WBA王者バルガスと挑戦者の比嘉大吾(写真・山口裕朗)
「負けたら即引退会見」「勝ったら7年3か月最長ブランク記録」崖っぷち3戦連続世界戦の比嘉大吾が明日WBA王者バルガスに挑む…KO決着必至の打撃戦を制するのはどっちだ?
一方の王者バルガスは、「必要なことをすべてやってここにいる。30日にスキルをお見せしたい」と、自信をのぞかせた。
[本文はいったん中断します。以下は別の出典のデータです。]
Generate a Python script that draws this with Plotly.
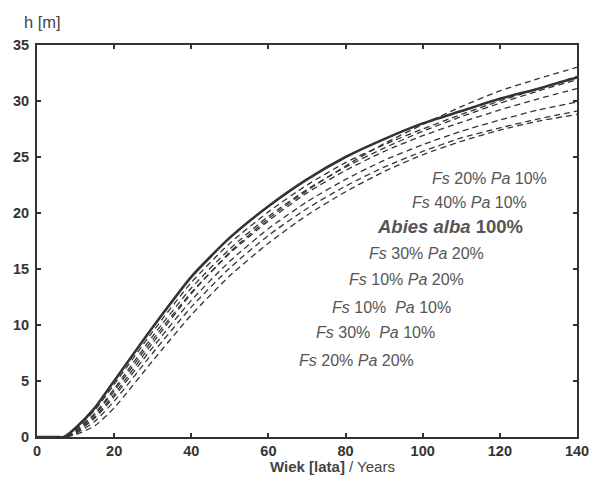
import plotly.graph_objects as go

ages = [0, 5, 7, 10, 15, 20, 30, 40, 50, 60, 70, 80, 90, 100, 110, 120, 130, 140]

abies_alba_100 = [0, 0, 0, 0.8, 2.6, 5.0, 9.8, 14.3, 17.8, 20.6, 23.0, 25.0, 26.6, 28.0, 29.1, 30.2, 31.1, 32.1]

dashed_series = {
    "A": [0, 0, 0, 0.4, 1.8, 3.8, 8.4, 12.8, 16.5, 19.5, 22.0, 24.2, 26.2, 27.9, 29.5, 30.9, 32.0, 33.0],
    "B": [0, 0, 0, 0.7, 2.4, 4.7, 9.4, 13.8, 17.3, 20.1, 22.5, 24.5, 26.1, 27.5, 28.8, 30.0, 31.1, 32.2],
    "C": [0, 0, 0, 0.6, 2.1, 4.3, 9.0, 13.3, 16.8, 19.7, 22.1, 24.1, 25.8, 27.3, 28.6, 29.8, 30.9, 31.9],
    "D": [0, 0, 0, 0.5, 2.0, 4.1, 8.7, 12.9, 16.4, 19.3, 21.8, 23.8, 25.5, 26.9, 28.1, 29.2, 30.2, 31.1],
    "E": [0, 0, 0, 0.4, 1.7, 3.6, 8.0, 12.2, 15.7, 18.6, 21.0, 23.0, 24.7, 26.1, 27.3, 28.3, 29.2, 29.9],
    "F": [0, 0, 0, 0.3, 1.4, 3.2, 7.5, 11.6, 15.1, 18.0, 20.4, 22.4, 24.1, 25.5, 26.7, 27.6, 28.4, 29.1],
    "G": [0, 0, 0, 0.2, 1.0, 2.6, 6.8, 10.9, 14.4, 17.3, 19.8, 21.9, 23.7, 25.2, 26.4, 27.4, 28.2, 28.8],
}

label_texts = [
    "<i>Fs</i> 20% <i>Pa</i> 10%",
    "<i>Fs</i> 40% <i>Pa</i> 10%",
    "<b><i>Abies alba</i> 100%</b>",
    "<i>Fs</i> 30% <i>Pa</i> 20%",
    "<i>Fs</i> 10% <i>Pa</i> 20%",
    "<i>Fs</i> 10%  <i>Pa</i> 10%",
    "<i>Fs</i> 30%  <i>Pa</i> 10%",
    "<i>Fs</i> 20% <i>Pa</i> 20%",
]
label_x = [101.9, 96.7, 87.6, 85.6, 80.4, 76.0, 71.8, 67.4]
label_y = [23.1, 20.9, 18.8, 16.4, 14.1, 11.6, 9.3, 6.8]
label_size = [16, 16, 18.5, 16, 16, 16, 16, 16]

x_ticks = [0, 20, 40, 60, 80, 100, 120, 140]
y_ticks = [0, 5, 10, 15, 20, 25, 30, 35]

x_title = "<b>Wiek [lata]</b> / Years"
y_title = "h [m]"

line_col = "#333333"
fig = go.Figure()

for name, vals in dashed_series.items():
    fig.add_trace(go.Scatter(
        x=ages, y=vals, mode="lines", name=name,
        line=dict(color=line_col, width=1.3, dash="6px,4px", shape="spline", smoothing=0.6),
        showlegend=False, hoverinfo="skip"))

fig.add_trace(go.Scatter(
    x=ages, y=abies_alba_100, mode="lines", name="Abies alba 100%",
    line=dict(color=line_col, width=2.6, shape="spline", smoothing=0.6),
    showlegend=False))

for t, x, y, s in zip(label_texts, label_x, label_y, label_size):
    fig.add_annotation(x=x, y=y, text=t, showarrow=False, xanchor="left", yanchor="middle",
                       font=dict(family="Liberation Sans, Arial", size=s, color="#555555"))

fig.add_annotation(xref="paper", yref="paper", x=-0.028, y=1.059, xanchor="left", yanchor="middle",
                   text=y_title, showarrow=False,
                   font=dict(family="Liberation Sans, Arial", size=16.5, color="#444444"))

fig.add_annotation(xref="paper", yref="paper", x=0.428, y=-0.074, xanchor="left", yanchor="middle",
                   text=x_title, showarrow=False,
                   font=dict(family="Liberation Sans, Arial", size=15, color="#444444"))

axis_common = dict(
    showline=True, linecolor=line_col, linewidth=2, mirror="ticks",
    ticks="inside", ticklen=4, tickwidth=1.5, tickcolor=line_col,
    showgrid=False, zeroline=False, automargin=False,
    tickfont=dict(family="Liberation Sans, Arial", size=14.5, color="#333333", weight="bold"),
)

fig.update_xaxes(range=[0, 140], tickvals=x_ticks, **axis_common)
fig.update_yaxes(range=[0, 35], tickvals=y_ticks, ticklabelstandoff=3, **axis_common)

fig.update_layout(
    width=589, height=480,
    margin=dict(l=29, r=20, t=37, b=51, autoexpand=False),
    plot_bgcolor="white", paper_bgcolor="white",
)

fig.write_html("out.html")
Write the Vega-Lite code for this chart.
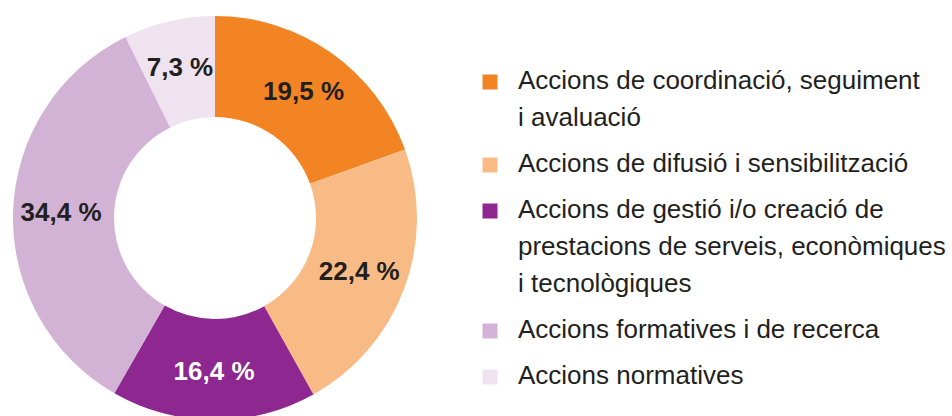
{
  "$schema": "https://vega.github.io/schema/vega-lite/v6.json",
  "width": 430,
  "height": 436,
  "padding": 0,
  "background": "white",
  "config": {
    "view": {"stroke": null},
    "font": "Liberation Sans",
    "style": {"guide-label": {"lineHeight": 37, "dy": 7}}
  },
  "data": {
    "values": [
      {"category": "Accions de coordinació, seguiment i avaluació", "value": 19.5},
      {"category": "Accions de difusió i sensibilització", "value": 22.4},
      {"category": "Accions de gestió i/o creació de prestacions de serveis, econòmiques i tecnològiques", "value": 16.4},
      {"category": "Accions formatives i de recerca", "value": 34.4},
      {"category": "Accions normatives", "value": 7.3}
    ]
  },
  "transform": [
    {"calculate": "replace(format(datum.value, '.1f'), '.', ',') + ' %'", "as": "label"}
  ],
  "encoding": {
    "theta": {"field": "value", "type": "quantitative", "stack": true},
    "order": {"field": "category", "type": "nominal"}
  },
  "layer": [
    {
      "mark": {"type": "arc", "radius": 202, "radius2": 101, "stroke": null},
      "encoding": {
        "color": {
          "field": "category",
          "type": "nominal",
          "scale": {
            "domain": [
              "Accions de coordinació, seguiment i avaluació",
              "Accions de difusió i sensibilització",
              "Accions de gestió i/o creació de prestacions de serveis, econòmiques i tecnològiques",
              "Accions formatives i de recerca",
              "Accions normatives"
            ],
            "range": ["#F38424", "#F9BB85", "#8E278F", "#D2B3D5", "#EEE3EF"]
          },
          "legend": {
            "title": null,
            "orient": "none",
            "legendX": 477,
            "legendY": 69,
            "padding": 0,
            "symbolType": "square",
            "symbolSize": 225,
            "symbolStrokeWidth": 0,
            "symbolOpacity": 1,
            "labelFont": "Liberation Sans",
            "labelFontSize": 26,
            "labelColor": "#231F20",
            "labelOffset": 15,
            "labelLimit": 0,
            "labelBaseline": "alphabetic",
            "rowPadding": 20,
            "labelExpr": "datum.label == 'Accions de coordinació, seguiment i avaluació' ? ['Accions de coordinació, seguiment', 'i avaluació'] : datum.label == 'Accions de gestió i/o creació de prestacions de serveis, econòmiques i tecnològiques' ? ['Accions de gestió i/o creació de', 'prestacions de serveis, econòmiques', 'i tecnològiques'] : datum.label"
          }
        }
      }
    },
    {
      "mark": {"type": "text", "radius": 154, "font": "Liberation Sans", "fontSize": 26, "fontWeight": "bold"},
      "encoding": {
        "detail": {"field": "category", "type": "nominal"},
        "text": {"field": "label", "type": "nominal"},
        "color": {
          "condition": {"test": "datum.value == 16.4", "value": "#FFFFFF"},
          "value": "#231F20"
        }
      }
    }
  ]
}
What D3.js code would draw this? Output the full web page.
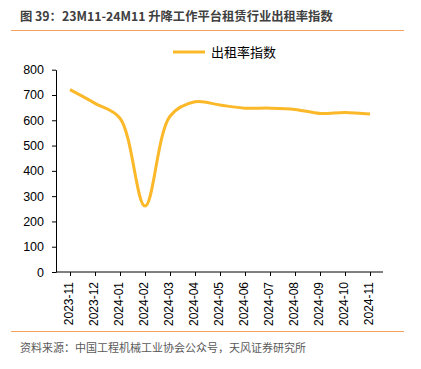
<!DOCTYPE html>
<html><head><meta charset="utf-8">
<script src="https://cdn.jsdelivr.net/npm/d3@7"></script>
<style>body{margin:0;background:#fff;} svg{display:block;}</style>
</head><body><svg id="c" width="421" height="369"></svg>
<script>
const categories = ["2023-11","2023-12","2024-01","2024-02","2024-03","2024-04","2024-05","2024-06","2024-07","2024-08","2024-09","2024-10","2024-11"];
const values = [721, 667, 608, 261, 616, 673, 660, 648, 648, 643, 627, 631, 625];
const yTicks = [0,100,200,300,400,500,600,700,800];
const seriesName = "出租率指数";
const titleText = "图 39：23M11-24M11 升降工作平台租赁行业出租率指数";
const sourceText = "资料来源：中国工程机械工业协会公众号，天风证券研究所";

const svg = d3.select("#c");
const cjk = "'Noto Sans CJK SC', 'Noto Sans', sans-serif";
const latin = "'Liberation Sans', Arial, sans-serif";

// title
svg.append("text").attr("x", 20).attr("y", 21).attr("font-family", cjk)
  .attr("font-size", 12.3).attr("font-weight", "bold").attr("fill", "#404040").text(titleText);
svg.append("line").attr("x1", 11).attr("x2", 404).attr("y1", 30.5).attr("y2", 30.5)
  .attr("stroke", "#F4A15D").attr("stroke-width", 1.2);
svg.append("line").attr("x1", 11).attr("x2", 404).attr("y1", 331.5).attr("y2", 331.5)
  .attr("stroke", "#F4A15D").attr("stroke-width", 1.2);
svg.append("text").attr("x", 20).attr("y", 352).attr("font-family", cjk)
  .attr("font-size", 11).attr("fill", "#595959").text(sourceText);

const x = d3.scalePoint().domain(categories).range([70, 370]);
const y = d3.scaleLinear().domain([0, 800]).range([272, 69.7]);

// y axis
const ya = svg.append("g").attr("transform", "translate(56,0)")
  .call(d3.axisLeft(y).tickValues(yTicks).tickSize(4).tickSizeOuter(0).tickPadding(8));
ya.select(".domain").attr("stroke", "#000");
ya.selectAll("text").attr("font-family", latin).attr("font-size", 12.5).attr("fill", "#000");

// x axis
const xa = svg.append("g").attr("transform", "translate(0,272)");
xa.append("line").attr("x1", 56).attr("x2", 383).attr("y1", 0).attr("y2", 0).attr("stroke", "#000");
xa.call(d3.axisBottom(x).tickSize(4).tickSizeOuter(0).tickPadding(6));
xa.select(".domain").remove();
xa.selectAll("text").attr("font-family", latin).attr("font-size", 12).attr("fill", "#000")
  .attr("transform", "rotate(-90)").attr("text-anchor", "end").attr("dx", "-0.5em").attr("dy", "-0.35em").attr("x", -4).attr("y", 4)
  .attr("dominant-baseline", "middle");

// line
const line = d3.line().x((d, i) => x(categories[i])).y(d => y(d)).curve(d3.curveCatmullRom.alpha(0.5));
svg.append("path").datum(values).attr("d", line).attr("fill", "none")
  .attr("stroke", "#FBB829").attr("stroke-width", 3);

// legend
svg.append("line").attr("x1", 173).attr("x2", 205).attr("y1", 52).attr("y2", 52)
  .attr("stroke", "#FBB829").attr("stroke-width", 3);
svg.append("text").attr("x", 211).attr("y", 57).attr("font-family", cjk)
  .attr("font-size", 13).attr("fill", "#000").text(seriesName);
</script></body></html>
「1、2ラウンドはまずは状況に慣れどんなボクシングをしてくるか相手のスタイルを見る。そこから適応する。相手のプランに適応できる様々なファイトスタイルがある。クリーンショット、有効打を当てていきたい。私は勝敗予想などしないが、ディフェンスをしっかりさせ、手数を出していく試合にしたい」
バルガスは2回戦で敗れたもののリオ五輪出場経験のあるアマエリート。ただ、ここ2戦は続けてダウンを奪われ、ダウンを奪い返して勝つというスリリングな試合を乗り越えてきており、ガードが下がるという致命的欠陥がある。
公開練習では、そのガードの甘さを認め、フロリダ、ラスベガスの2度にわたったキャンプで「修正してきた」という話をしていたが、打撃戦になれば必ずその隙は出てくる。ある意味、比嘉と似たタイプ。
比嘉もそれを理解した上でこう試合展開を予想した。
「パンチをもらわないこと。ガードっすね。お互い近い距離で打ち合うので、どっちかが当ててどっちかが倒れる」
バルガスは至近距離で左右のフックを振り回してくる。
対する比嘉陣営は、ジャブを重要視しており、それで牽制した上で、得意の左右フックをバルガスより、半歩遠い距離から打ち込んでいくプラン。2試合連続でダウンを喫しているバルガスは打たれ強くはない。比嘉のフックが炸裂すれば間違いなくKOシーンを演出できる。当分の間、引退会見が開かれることはないだろう。